Passive Solar Design - Thermal Mass
So far everything described as a passive home is basic, smart construction. What truly sets a passive design home apart from a standard tract home is thermal mass.
If solar heat is to be used when the sun is not shining, excess heat must be stored. Everyone has leaned against a sun-warmed brick or stone. It's warm and comfortable and takes a while to cool off. That's thermal mass. Thermal mass is simply a solid or liquid material that will absorb and store warmth and coolness until it is needed.
Thermal mass in the form of concrete, masonry or water has a much better storage capacity for heating and cooling than does the surrounding air. That's why thermal mass acts to prevent large changes of indoor temperature as the outdoor temperatures rise or fall. In fact, a well designed solar home can hold an interior temperature between 68 and 70 degrees, balancing the square footage of glass (solar collectors) and the right amount of effective thermal storage mass.
In winter, thermal mass absorbs heat by direct sunlight. At night the process is reversed as thermal mass gives up heat, warming the room by radiation, convection and conduction. In the summer, thermal mass should be shaded so it draws the warmth from the surrounding air and cools the room. The greater the area of thermal mass, the greater its ability to store heat and maintain a uniform temperature. There are two ways thermal mass works in a passive design home: direct solar gain and indirect solar gain.

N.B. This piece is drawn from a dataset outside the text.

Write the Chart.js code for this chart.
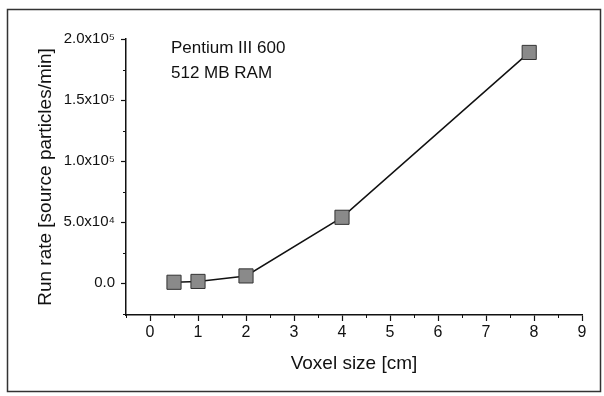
<!DOCTYPE html>
<html>
<head>
<meta charset="utf-8">
<script src="https://cdn.jsdelivr.net/npm/chart.js@4"></script>
<style>
  html, body { margin: 0; padding: 0; background: #fff; }
  #wrap { width: 604px; height: 396px; }
</style>
</head>
<body>
<div id="wrap"><canvas id="runrate" width="604" height="396"></canvas></div>
<script>
// data
var voxelSize = [0.5, 1, 2, 4, 7.9];
var runRate = [800, 1500, 6000, 54000, 189000];
var xTicks = [0, 1, 2, 3, 4, 5, 6, 7, 8, 9];
var yTicks = [0, 50000, 100000, 150000, 200000];
var yTickLabels = ['0.0', '5.0x10\u2074', '1.0x10\u2075', '1.5x10\u2075', '2.0x10\u2075'];
var noteLines = ['Pentium III 600', '512 MB RAM'];

var fontFam = 'Arial, "Liberation Sans", sans-serif';

// frame, note text and the small minor ticks
var extras = {
  id: 'extras',
  beforeDraw: function(chart) {
    var ctx = chart.ctx;
    ctx.save();
    ctx.fillStyle = '#fff';
    ctx.fillRect(0, 0, chart.width, chart.height);
    ctx.strokeStyle = '#333';
    ctx.lineWidth = 1.5;
    ctx.strokeRect(7.5, 9.5, 593, 382);
    ctx.restore();
  },
  afterDraw: function(chart) {
    var ctx = chart.ctx;
    var xs = chart.scales.x, ys = chart.scales.y;
    ctx.save();
    ctx.strokeStyle = '#111';
    ctx.lineWidth = 1;
    ctx.beginPath();
    for (var v = -0.5; v <= 9; v += 0.5) {
      if (Number.isInteger(v)) continue;
      var px = Math.round(xs.getPixelForValue(v)) + 0.5;
      ctx.moveTo(px, xs.top);
      ctx.lineTo(px, xs.top + 3);
    }
    for (var w = -25000; w <= 200000; w += 50000) {
      var py = Math.round(ys.getPixelForValue(w)) + 0.5;
      ctx.moveTo(ys.right, py);
      ctx.lineTo(ys.right - 3, py);
    }
    ctx.stroke();
    ctx.fillStyle = '#111';
    ctx.font = '17px ' + fontFam;
    ctx.textBaseline = 'middle';
    ctx.fillText(noteLines[0], 171, 48);
    ctx.fillText(noteLines[1], 171, 73);
    ctx.restore();
  }
};

new Chart(document.getElementById('runrate'), {
  type: 'line',
  data: {
    datasets: [{
      data: voxelSize.map(function(x, i) { return {x: x, y: runRate[i]}; }),
      borderColor: '#111',
      borderWidth: 1.5,
      tension: 0,
      pointStyle: 'rect',
      pointRadius: 10,
      pointBackgroundColor: '#8a8a8a',
      pointBorderColor: '#333',
      pointBorderWidth: 1
    }]
  },
  options: {
    responsive: false,
    animation: false,
    layout: { padding: { left: 0, right: 22, top: 39, bottom: 21 } },
    plugins: { legend: { display: false }, tooltip: { enabled: false } },
    scales: {
      x: {
        type: 'linear',
        min: -0.5,
        max: 9,
        afterBuildTicks: function(s) { s.ticks = xTicks.map(function(v) { return {value: v}; }); },
        afterFit: function(s) { s.height = 60; },
        grid: { drawOnChartArea: false, tickLength: 6, tickColor: '#111', tickWidth: 1.2 },
        border: { color: '#111', width: 1.5 },
        ticks: { color: '#111', font: { size: 16, family: fontFam }, padding: 2, maxRotation: 0, autoSkip: false },
        title: { display: true, text: 'Voxel size [cm]', color: '#111', font: { size: 19, family: fontFam }, padding: { top: 3, bottom: 0 } }
      },
      y: {
        min: -26000,
        max: 200000,
        afterBuildTicks: function(s) { s.ticks = yTicks.map(function(v) { return {value: v}; }); },
        afterFit: function(s) { s.width = 126; },
        grid: { drawOnChartArea: false, tickLength: 5, tickColor: '#111', tickWidth: 1.2 },
        border: { color: '#111', width: 1.5 },
        ticks: {
          color: '#111',
          font: { size: 15, family: fontFam },
          padding: 6,
          autoSkip: false,
          callback: function(v) { var i = yTicks.indexOf(v); return i >= 0 ? yTickLabels[i] : ''; }
        },
        title: { display: true, text: 'Run rate [source particles/min]', color: '#111', font: { size: 19, family: fontFam }, padding: { top: 34, bottom: 0 } }
      }
    }
  },
  plugins: [extras]
});
</script>
</body>
</html>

How thermal mass is used in a passively designed home is the owner's choice. Thermal mass can take numerous forms such as brick, tile or thick concrete floors (called a Solar Slab). It can also be a large brick or stone internal fireplace or an interior wall made of adobe or brick.
A masonry or concrete wall (called a Trombe Wall) or water filled containers (called a Tube Wall) can also be used to absorb heat and cool. This type of system must have southern exposure and receive direct sunlight.
Regardless of which type of passive system is installed in your home, it must be thoughtfully designed, balancing glazing with thermal storage mass.